Tuesday, May 25, 2010

Love Knows No Cultural Bounds

Saturday I took a trip - not very far from home. As a matter of fact, this trip took me 10 minutes from my apartment to a community that I have begun spending quite a bit of time in. Eight months ago I was introduced to a family that I have come to know and love quite dearly. A family of 6 (Mom, Grandma - "Maria", Mark-21, Ruth-21, Twiz-16, and Zacharia-13). They are a family that has come to know "love" intimately and have lived because of it.

For the past 13 years (all of Zacharia's life) this family has lived in a Refugee camp in Uganda. Before that, they lived in a village as farmers in the Congo. I can't even really share much of what their journey was like prior to coming to the U.S. only 1 year ago because it's a time in their lives they do not and will not speak of. What I do know is that the love they have for one another is what has brought them safely together to survive in American culture.

Over the past year it has been quite a journey - teaching this family that food MUST be refrigerated, tutoring in English so they can find employment, teaching study habits, taking them to doctor's appointments, teaching sanitation and household upkeep, manners, and all else that is encompassed in this very foreign and unique American culture. There have been times of disappointment, frustration, confusion, loneliness, isolation, devastation...but more importantly it has been a time saturated in love.

I am humbled and blessed to be a part of their journey every day I get to spend with them as I sit watching the vulnerable oblivion dance across Maria's eyes when we are sitting in the doctors office and she has no idea what is going on, when Mark downloads English study lessons off of the Internet not because he has to but because he so desperately wants to know how to be understood, and as I see this family living off of pennies going out to purchase a cable dish because they desire nothing more than to remove the isolation and match the homes of their neighbors.

Why are they here? There are here because of hatred that took place and drove them from their native land. They are here because they love one another and would not allow the US government to separate them. They are here because of an amazing woman who stepped up and said "I will teach them!" They are here because there is no where else in the WORLD that wants them. There are here - and yet we don't even know they exist.

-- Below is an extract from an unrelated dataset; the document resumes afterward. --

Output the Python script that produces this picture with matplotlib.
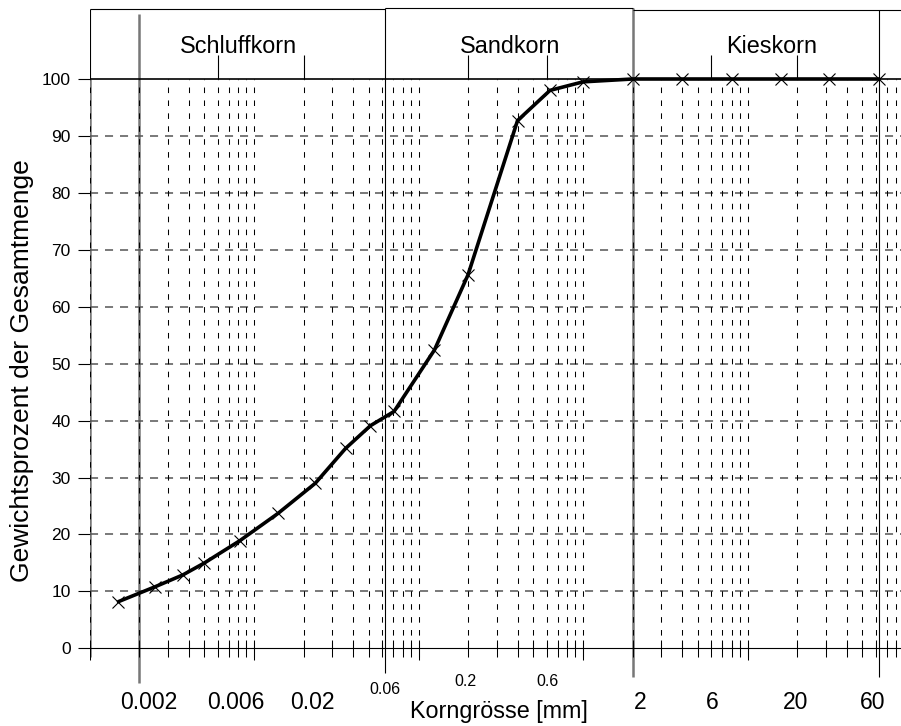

As I went to visit on Saturday I was greeted by Maria (75 yrs old) at the door with a "Hello!" - the only word she knows in English. The others came and hugged me before I even made my way to the living room with smiles from ear to ear. After sitting down and talking about school, work, and life - I asked Mark a few questions about what he thought about "love". We had a great conversation and I wish I would have gotten it all on camera - yet they have a tendency to get a bit shy on film (Fearful their English is not spoken correctly).

I read the inside sleeve of a book that said "I don't want to know what you do for a living - I want to know what you ache for". Have we loved deeply enough to really KNOW the desires of others. Have we put sincere actions to our love or are we simply delivering the lip service that Mark spoke of? Love is much more full than the empty words we have made it out to be.